Let's Talk About Strings
It seems to me that the recent debate on immutable strings is misplaced. It seems related to the fact that:
- strings are not duplicated for efficiency reasons.
- since strings are mutable, it creates more aliasing than what we would care to have.
I have seen mentioned nowhere that in very few occasions we are interested in a string's identify i.e. we want to share it to allow an elegant change propagation using aliasing.
A debate similar in content seamed to have taken place when Eiffel Software decided to make
expanded deprecated as an entity attribute. The point was that making a type of objects expanded was an important design decision and, therefore, it should be used in the body of the class affected.
I have not seen the terminology used anywhere else but I'd dare call expanded classes pure abstract data type. The reason for this is that whether we implement commands as functions or as procedures with those does not change the semantic since they don't have any aliasing properties.
By opposition, I would put a greater emphasis on the abstract machine nature of the other classes. In those cases, object identity has a most important role to play.
Coming back to strings, I think the nature of strings as a pure abstract data type is predominant compared to its role as a machine since its identity is rarely needed. I would go further and add that it is so rare that we care about a strings identity that we could create a class
STRING_XX_REF and we would see it appear as rarely as
The aim of immutable strings, if I get it right, is to get rid of the devious effect of aliasing. I think it's greater quality is its efficiency and I don't think it is sufficient to support its wide adoption.

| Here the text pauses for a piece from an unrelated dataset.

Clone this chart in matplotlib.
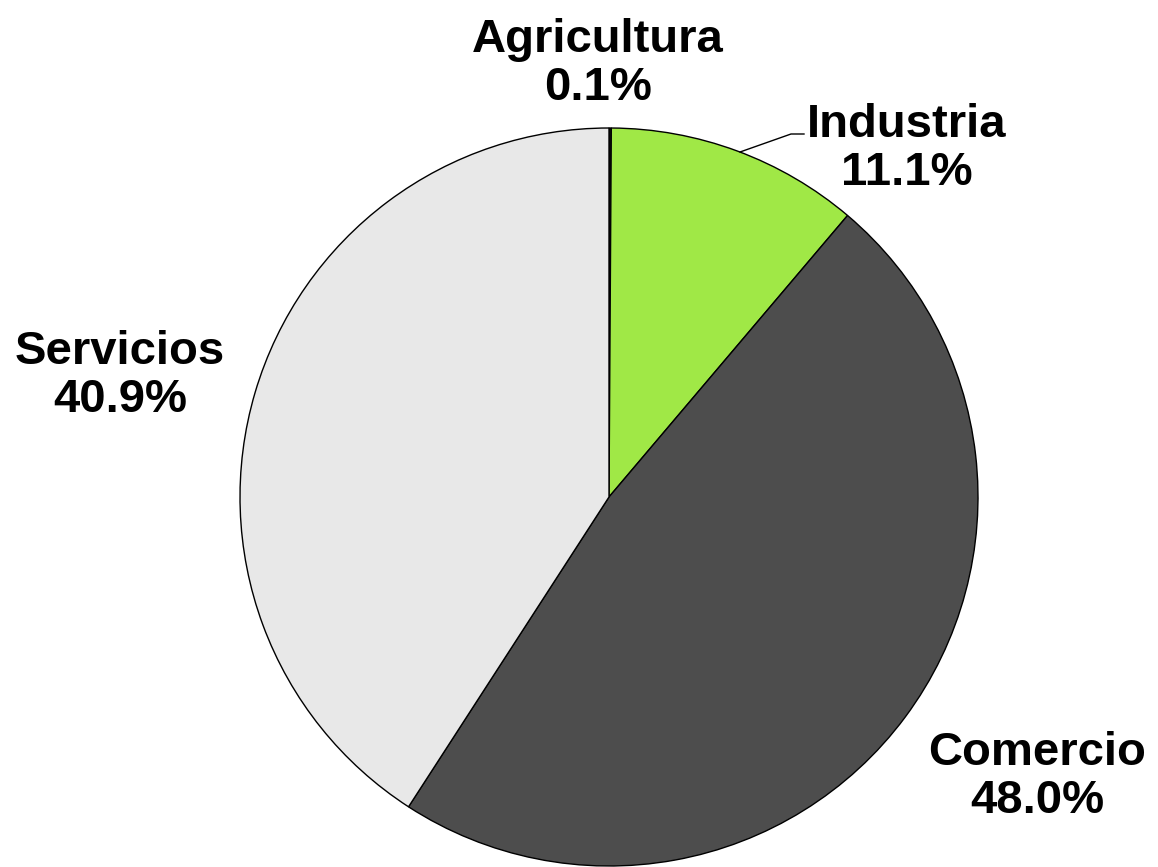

An interesting example that shows some problems that exists with strings and that would not disappear with the advent of immutable strings is the case of collections of strings. Systematically, when someone wants to create a collection of strings, he has to develop the reflex of setting the collection with object semantics. In other words, most of the time, the default value for collection of strings is wrong.

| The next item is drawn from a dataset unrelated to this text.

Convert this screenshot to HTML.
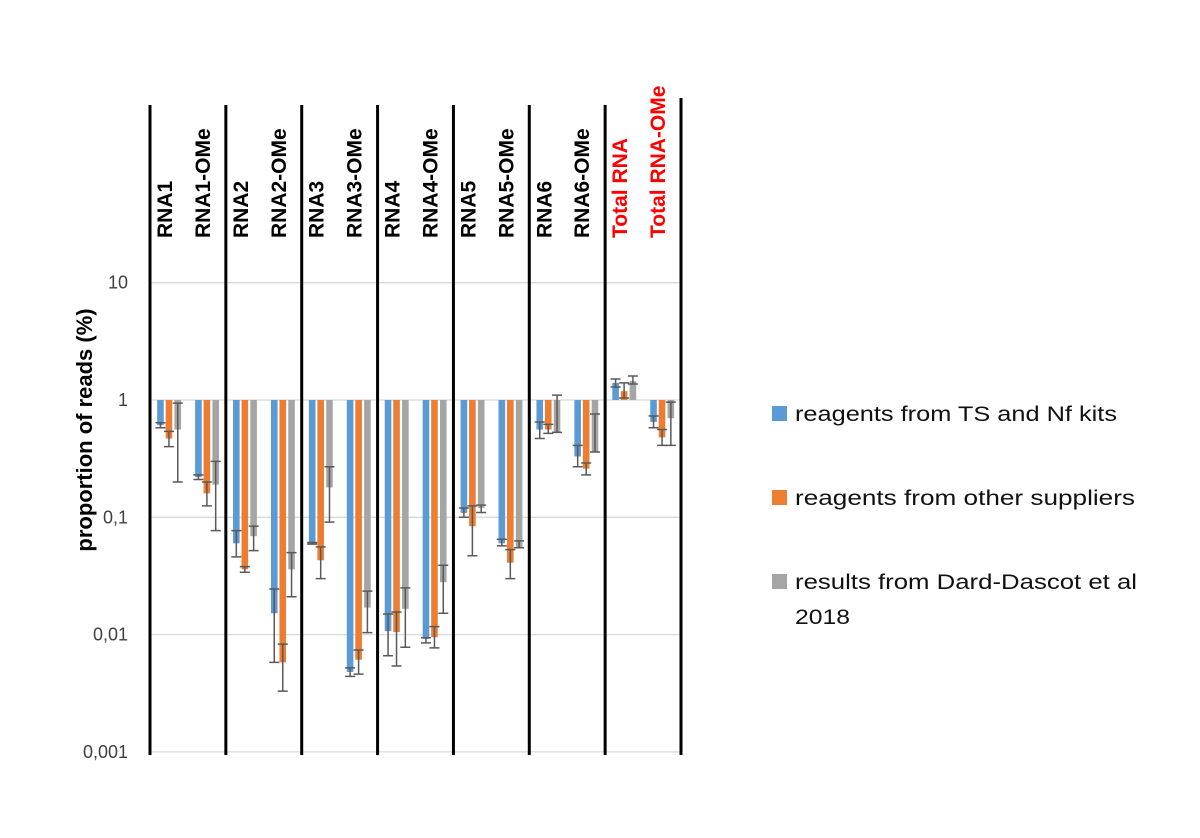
<!DOCTYPE html>
<html><head><meta charset="utf-8"><style>
html,body{margin:0;padding:0;background:#fff;}
svg{display:block;}
</style></head><body>
<svg id="chart" width="1200" height="838" xmlns="http://www.w3.org/2000/svg">
<g id="grid"></g>
<g id="bars"></g>
<g id="errs"></g>
<g id="seps"></g>
<g id="ylabels"></g>
<g id="xlabels"></g>
<text transform="translate(92,430) rotate(-90)" text-anchor="middle" font-family="Liberation Sans, sans-serif" font-weight="bold" font-size="22" fill="#000">proportion of reads (%)</text>
<g font-family="Liberation Sans, sans-serif" font-size="21" fill="#111">
  <rect x="772" y="406" width="15" height="15" fill="#5b9bd5"/>
  <text x="795" y="421" textLength="322" lengthAdjust="spacingAndGlyphs">reagents from TS and Nf kits</text>
  <rect x="772" y="490" width="15" height="15" fill="#ed7d31"/>
  <text x="795" y="505" textLength="340" lengthAdjust="spacingAndGlyphs">reagents from other suppliers</text>
  <rect x="772" y="574" width="15" height="15" fill="#a5a5a5"/>
  <text x="795" y="589" textLength="342" lengthAdjust="spacingAndGlyphs">results from Dard-Dascot et al</text>
  <text x="795" y="624" textLength="55" lengthAdjust="spacingAndGlyphs">2018</text>
</g>
</svg>
<script>
const categories = ["RNA1","RNA1-OMe","RNA2","RNA2-OMe","RNA3","RNA3-OMe","RNA4","RNA4-OMe","RNA5","RNA5-OMe","RNA6","RNA6-OMe","Total RNA","Total RNA-OMe"];
const seriesNames = ["ts-nf","other","dard"];
const tsValues    = [0.61,0.22,0.060,0.0152,0.060,0.0048,0.0107,0.0092,0.109,0.060,0.56,0.33,1.40,0.65];
const tsLow       = [0.58,0.21,0.046,0.0058,0.059,0.0044,0.0066,0.0085,0.100,0.057,0.47,0.27,1.29,0.58];
const tsHigh      = [0.64,0.23,0.077,0.0245,0.061,0.0052,0.015,0.0094,0.120,0.065,0.65,0.41,1.51,0.73];
const otherValues = [0.47,0.16,0.036,0.0058,0.043,0.0061,0.0105,0.0095,0.084,0.041,0.56,0.26,1.19,0.48];
const otherLow    = [0.40,0.125,0.034,0.0033,0.030,0.0046,0.0054,0.0077,0.047,0.030,0.52,0.23,1.04,0.41];
const otherHigh   = [0.54,0.20,0.038,0.0083,0.056,0.0074,0.0156,0.0117,0.125,0.053,0.62,0.29,1.40,0.56];
const dardValues  = [0.56,0.19,0.069,0.036,0.18,0.017,0.0166,0.028,0.12,0.055,0.53,0.36,1.45,0.70];
const dardLow     = [0.20,0.077,0.052,0.021,0.091,0.0104,0.0078,0.0152,0.11,0.055,0.53,0.36,1.37,0.41];
const dardHigh    = [0.94,0.30,0.084,0.050,0.27,0.0235,0.025,0.039,0.127,0.063,1.1,0.76,1.60,0.96];
const yTicks = [10,1,0.1,0.01,0.001];
const yTickLabels = ["10","1","0,1","0,01","0,001"];

const NS="http://www.w3.org/2000/svg";
const X0=150, X1=681, YTOP=105;
const band=(X1-X0)/categories.length;
function y(v){ return 400 - 117.3*Math.log10(v); }
function xc(i){ return X0 + band*(i+0.5); }
function mk(parent,tag,attrs){ const e=document.createElementNS(NS,tag); for(const k in attrs) e.setAttribute(k,attrs[k]); parent.appendChild(e); return e; }

const grid=document.getElementById('grid'), yl=document.getElementById('ylabels');
yTicks.forEach((t,i)=>{
  const g=mk(grid,'line',{x1:X0,x2:X1,y1:y(t),y2:y(t),stroke:'#d9d9d9','stroke-width':1.3});
  
  
  const tx=mk(yl,'text',{x:128,y:y(t)+6,'text-anchor':'end','font-family':'Liberation Sans, sans-serif','font-size':18,fill:'#404040'});
  tx.textContent=yTickLabels[i];
  
  
});

const colors=['#5b9bd5','#ed7d31','#a5a5a5'];
const vals=[tsValues,otherValues,dardValues], lows=[tsLow,otherLow,dardLow], highs=[tsHigh,otherHigh,dardHigh];
const offs=[-8.5,0,8.8], bw=6.6;
const bars=document.getElementById('bars'), errs=document.getElementById('errs');
categories.forEach((c,i)=>{
  for(let s=0;s<3;s++){
    const v=vals[s][i], cx=xc(i)+offs[s];
    const y0=y(1), y1=y(v);
    const r=mk(bars,'rect',{x:cx-bw/2,y:Math.min(y0,y1),width:bw,height:Math.abs(y1-y0),fill:colors[s]});
    
    
    const yl1=y(lows[s][i]), yh=y(highs[s][i]);
    const e=mk(errs,'path',{d:`M${cx},${yl1}V${yh}M${cx-5},${yl1}H${cx+5}M${cx-5},${yh}H${cx+5}`,stroke:'#595959','stroke-width':1.5,fill:'none'});
    
    
  }
  const red=c.startsWith('Total');
  const t=mk(document.getElementById('xlabels'),'text',{transform:`translate(${xc(i)+3},238) rotate(-90)`,'text-anchor':'start','font-family':'Liberation Sans, sans-serif','font-weight':'bold','font-size':21,fill:red?'#ff0000':'#000'});
  t.textContent=c;
  
  
});

const seps=document.getElementById('seps');
for(let k=0;k<=7;k++){
  const x=X0+band*2*k;
  const l=mk(seps,'line',{x1:x,x2:x,y1:(k==7?98:YTOP),y2:755,stroke:'#000','stroke-width':3});
  
  
}
</script>
</body></html>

To address the efficiency issue, I think it is possible to limit the copy of expanded strings by copying only the reference of the SPECIAL implementing the string whenever a it is copied. Also, a flag can be kept to tell whether or not the string has been copied and to ensure that the
SPECIAL will be duplicated before write operations if it is shared.

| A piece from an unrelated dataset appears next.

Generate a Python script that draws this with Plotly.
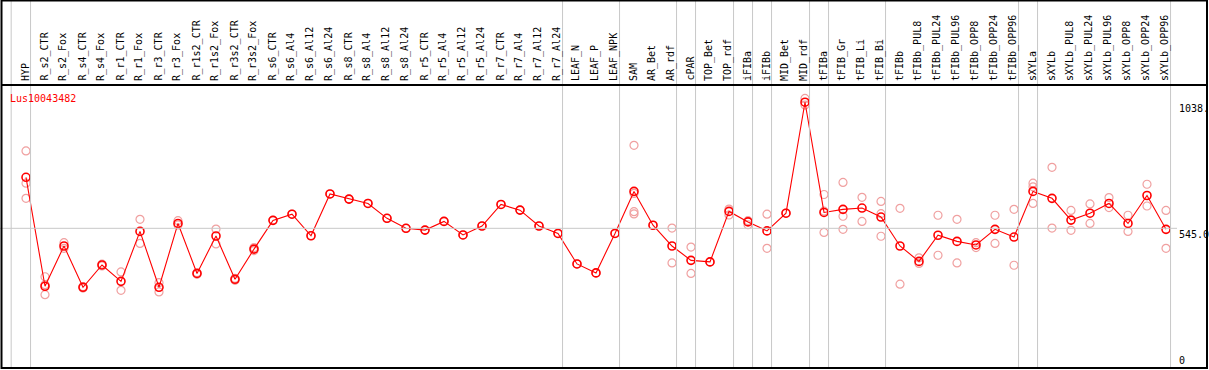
import plotly.graph_objects as go

gene = "Lus10043482"

categories = [
    "HYP", "R_s2_CTR", "R_s2_Fox", "R_s4_CTR", "R_s4_Fox", "R_r1_CTR", "R_r1_Fox",
    "R_r3_CTR", "R_r3_Fox", "R_r1s2_CTR", "R_r1s2_Fox", "R_r3s2_CTR", "R_r3s2_Fox",
    "R_s6_CTR", "R_s6_Al4", "R_s6_Al12", "R_s6_Al24", "R_s8_CTR", "R_s8_Al4",
    "R_s8_Al12", "R_s8_Al24", "R_r5_CTR", "R_r5_Al4", "R_r5_Al12", "R_r5_Al24",
    "R_r7_CTR", "R_r7_Al4", "R_r7_Al12", "R_r7_Al24", "LEAF_N", "LEAF_P", "LEAF_NPK",
    "SAM", "AR_Bet", "AR_rdf", "cPAR", "TOP_Bet", "TOP_rdf", "iFIBa", "iFIBb",
    "MID_Bet", "MID_rdf", "tFIBa", "tFIB_Gr", "tFIB_Li", "tFIB_Bi", "tFIBb",
    "tFIBb_PUL8", "tFIBb_PUL24", "tFIBb_PUL96", "tFIBb_OPP8", "tFIBb_OPP24",
    "tFIBb_OPP96", "sXYLa", "sXYLb", "sXYLb_PUL8", "sXYLb_PUL24", "sXYLb_PUL96",
    "sXYLb_OPP8", "sXYLb_OPP24", "sXYLb_OPP96",
]

means = [
    744, 319, 476, 315, 402, 338, 533, 315, 564, 369, 515, 346, 464,
    576, 600, 516, 679, 659, 642, 584, 545, 538, 572, 519, 554,
    638, 616, 554, 525, 406, 371, 525,
    689, 557, 476, 420, 414, 611, 570, 535, 604, 1037,
    607, 619, 624, 589, 476, 416, 518, 494, 480, 541, 511,
    689, 662, 577, 604, 642, 564, 673, 541,
]

replicates = [
    [847, 721, 662], [356, 286, 325], [489, 467], [318, 312], [405, 398],
    [375, 303], [580, 486], [333, 297], [575, 558], [372, 366], [542, 484],
    [350, 342], [470, 458],
    [576], [600], [516], [679], [659], [642], [584], [545], [538], [572], [519], [554],
    [638], [616], [554], [525], [406], [371], [525],
    [869, 681, 610, 601], [557], [546, 410], [472, 369], [414], [620, 597],
    [559, 575], [600, 467], [604], [1052, 1026],
    [677, 529, 612], [724, 592, 541], [666, 572], [650, 602, 514], [623, 327],
    [430, 408], [596, 440], [580, 410], [489, 470], [596, 486], [619, 401],
    [721, 707, 642], [783, 546], [615, 537], [640, 564], [665, 626],
    [596, 533], [717, 632], [615, 467],
]

separators_after = [
    "HYP", "R_r7_Al24", "LEAF_NPK", "AR_rdf", "cPAR", "TOP_rdf", "iFIBa", "iFIBb",
    "MID_rdf", "tFIBa", "tFIB_Bi", "tFIBb_OPP96", "sXYLa", "sXYLb_OPP96",
]

tick_values = [1038, 545, 0]
tick_labels = ["1038.", "545.0", "0"]

W, H = 1209, 370
X0, DX = 26, 19          # pixel of first category and spacing
PLOT_TOP, PLOT_BOT = 85, 368
YMAX = 1104.2

n = len(categories)
xs = list(range(n))

rep_x, rep_y = [], []
for i, vals in enumerate(replicates):
    for v in vals:
        rep_x.append(i)
        rep_y.append(v)

fig = go.Figure()
fig.add_trace(go.Scatter(
    x=rep_x, y=rep_y, mode="markers",
    marker=dict(symbol="circle-open", size=8, color="#f0a0a0", line=dict(width=1.2)),
    hoverinfo="skip", showlegend=False,
))
fig.add_trace(go.Scatter(
    x=xs, y=means, mode="lines+markers",
    line=dict(color="#ff0000", width=1.1),
    marker=dict(symbol="circle-open", size=8, color="#ff0000", line=dict(width=1.6)),
    showlegend=False,
))

shapes = []
# separators
sep_pos = [categories.index(name) + 0.24 for name in separators_after] + [-0.78]
for xp in sep_pos:
    shapes.append(dict(type="line", xref="x", yref="paper", x0=xp, x1=xp,
                       y0=(H - PLOT_BOT) / H, y1=1, line=dict(color="#c8c8c8", width=1)))
# gridline at middle tick
shapes.append(dict(type="line", xref="paper", yref="y", x0=0, x1=1177 / W,
                   y0=tick_values[1], y1=tick_values[1], line=dict(color="#c8c8c8", width=1)))
# frame
shapes.append(dict(type="rect", xref="paper", yref="paper", x0=1.5 / W, x1=1207 / W,
                   y0=(H - PLOT_BOT) / H, y1=1 - 0.5 / H, line=dict(color="black", width=2)))
shapes.append(dict(type="line", xref="paper", yref="paper", x0=1.5 / W, x1=1207 / W,
                   y0=(H - PLOT_TOP) / H, y1=(H - PLOT_TOP) / H, line=dict(color="black", width=2)))

annotations = []
for i, name in enumerate(categories):
    annotations.append(dict(x=i, y=(H - 83) / H, xref="x", yref="paper", text=name,
                            showarrow=False, textangle=-90, xanchor="center", yanchor="bottom",
                            xshift=-1, font=dict(family="DejaVu Sans Mono", size=10, color="black")))
annotations.append(dict(x=8 / W, y=(H - 91) / H, xref="paper", yref="paper", text=gene,
                        showarrow=False, xanchor="left", yanchor="top",
                        font=dict(family="DejaVu Sans Mono", size=10, color="#ff0000")))
for v, t in zip(tick_values, tick_labels):
    annotations.append(dict(x=1177 / W, y=v, xref="paper", yref="y", text=t, showarrow=False,
                            xanchor="left", yanchor="bottom" if v == 0 else "top",
                            yshift=0 if v == 0 else 1,
                            font=dict(family="DejaVu Sans Mono", size=10, color="black")))

fig.update_layout(
    width=W, height=H, margin=dict(l=0, r=0, t=0, b=0),
    paper_bgcolor="white", plot_bgcolor="white",
    xaxis=dict(range=[-X0 / DX, (W - X0) / DX], visible=False, fixedrange=True),
    yaxis=dict(range=[0, YMAX], domain=[(H - PLOT_BOT) / H, (H - PLOT_TOP) / H],
               visible=False, fixedrange=True),
    shapes=shapes, annotations=annotations,
)

fig.write_html(
    "out.html",
    config={"displayModeBar": False},
    post_script="document.body.style.margin='0';document.body.style.overflow='hidden';",
)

The downside of this precise implementation is that it is pessimistic and a strings implementation can be duplicated even if it is no longer shared because the `shared' flag is not shared. This can be seen for example if a string is copied and both copies are modified. In that case, the representation will be duplicated twice instead of once. As far as I know, it's the best we can do without changing the runtime to allow reference counters.
In summary, what I reproach the immutable string solution is that it only partially solves the problem caused by mutable and aliasable strings. Furthermore, it splits an abstraction in several classes which would benefit from a consolidation instead.